With the 2012 election behind us, the monumental legislation for gay (and other people in the non-heterosexual spectrum) marriage soon will be enacted into law. In my home state of Washington, where marriage equality was affirmed by residents, December 6 is the first day non-heterosexuals are able to apply for a marriage license. As much as i love gay marriage, I never truly realized much of a a pain it is truly to get married. I was filled with visions of marriage that resembled the overpriced and elegant, yet tacky weddings seen on MTV. This article however highlights how dramatic social change can actually be stressful for partners who already are in civil unions.
The wedding without the legal stuff
I think as a young voter and political enthusiast, I have failed to realize (more like accept) that change comes really pretty slow. I expect that my vote, if it goes with the majority, instantly will be acted into law directly after election day. Sadly this is not the case. Stuff like radical change does not simply happen overnight in a wave of ballots. In regards to the marriage initiatives across the country many as asking what they do next. They won, but how does that affect those who already are engaged in a civil union? What do these new rights do to people who already are in legally recognized partnerships? According to Jamie Pedersen, the state representative from Seattle’s 43rd District,
“If you have a registered domestic partnership in Washington, then you have three choices,” Pedersen says. “(A) Get married.
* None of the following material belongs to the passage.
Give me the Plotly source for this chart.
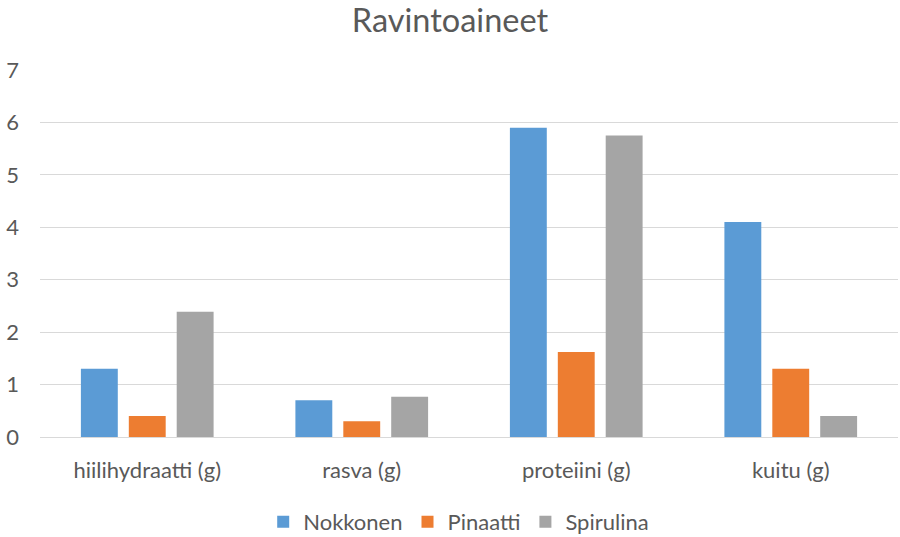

You can do this anytime after December 6, just like any other couple. (B) Dissolve your domestic partnership, which requires going to court, just like dissolution of a marriage. (C) Do nothing, which would mean that on June 30, 2014, your domestic partnership will automatically convert into a marriage. The date of your marriage would be considered the date of your original domestic partnership registration.”
Reading this at first made my head spin, I was so confused on why how the state could make your partnership evolve into a marriage. As much as I like the idea, I don’t think all domestic partnerships need to be converted by a certain date. Maybe people don’t really want to be in a marriage, but have found a life partner they want to spend time with. On some levels, I feel as forcing someone into a certain typeof relationship is odd, even for such a progressive bill. I guess when it comes down to it, even progressive bills can’t always be perfect.